The identification of parental couples will correspond to their unique line number in the master file, which will also become a variable so the file can subsequently be changed.

Within Pajek using the Options/ReadWrite Treshold (setting to 3, 5, etc) you can strip off all but the top choices to get the best estimate of parentals or keep the multiple relations to see what are the alternatives (be sure to set the threshold back to 0 when done!). There may still be a few where the links shown on the genealogies are not among the alternatives because of huge discrepancies of marriage dates for parents and children. In some case, the genealogies themselves may be wrong.

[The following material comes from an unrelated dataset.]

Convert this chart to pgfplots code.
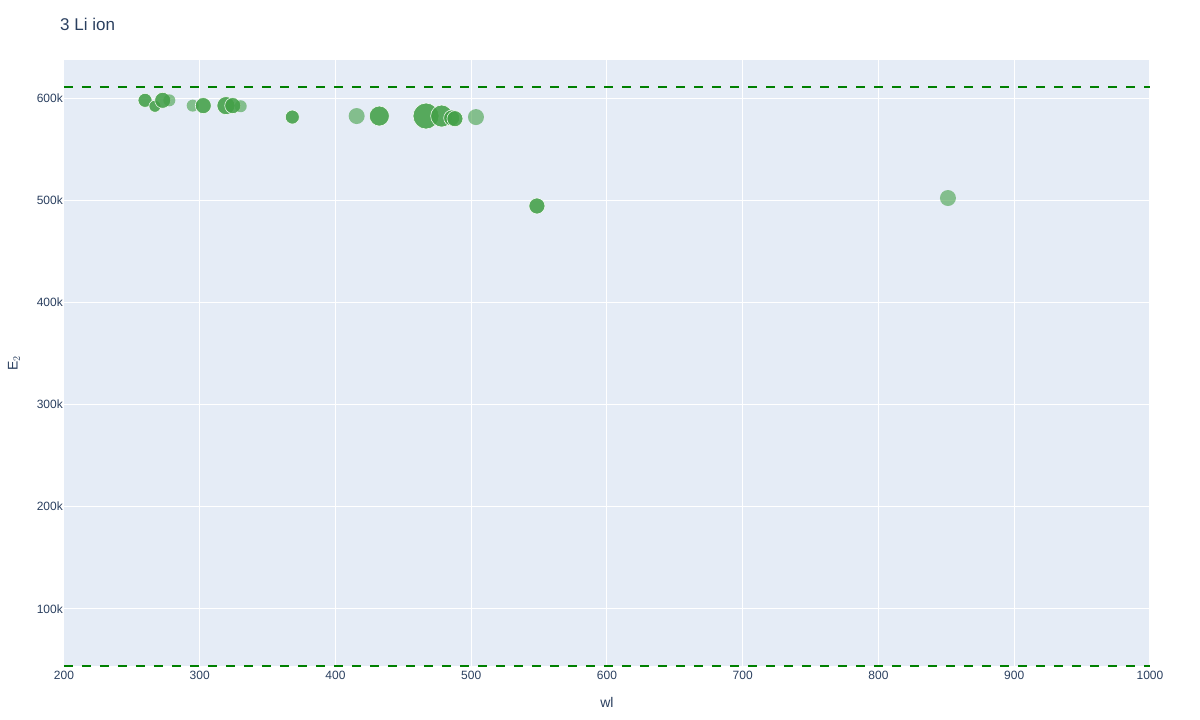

There is an incredibly good fit at this point between the automated procedure and the Alberti genealogy. Part of this is because you have done an amazing job with accuracy and uniqueness of the spelling of the names. 90% or more of my best estimates by the automated procedure will correspond with what is in the genealogies. What is amazing to me is that nearly all of the ancestors who are branching points in the tree (ie who leave descendants) are recovered by the atomated procedure, at least within the timeframe covered. Lots of those who do not leave descendants, of course, died early, did not marry, or migrated out so they do not enter your records.

This job took three days of programming, but I am quite happy with the results. I now need to tweak the parameters a bit to get optimal predictions, and then to program the ranking and reliability estimation procedure.

I have an option to feed the program a family name or names, as I have done here with alberti, so that only one or more selected segments of the genealogy is reconstructed.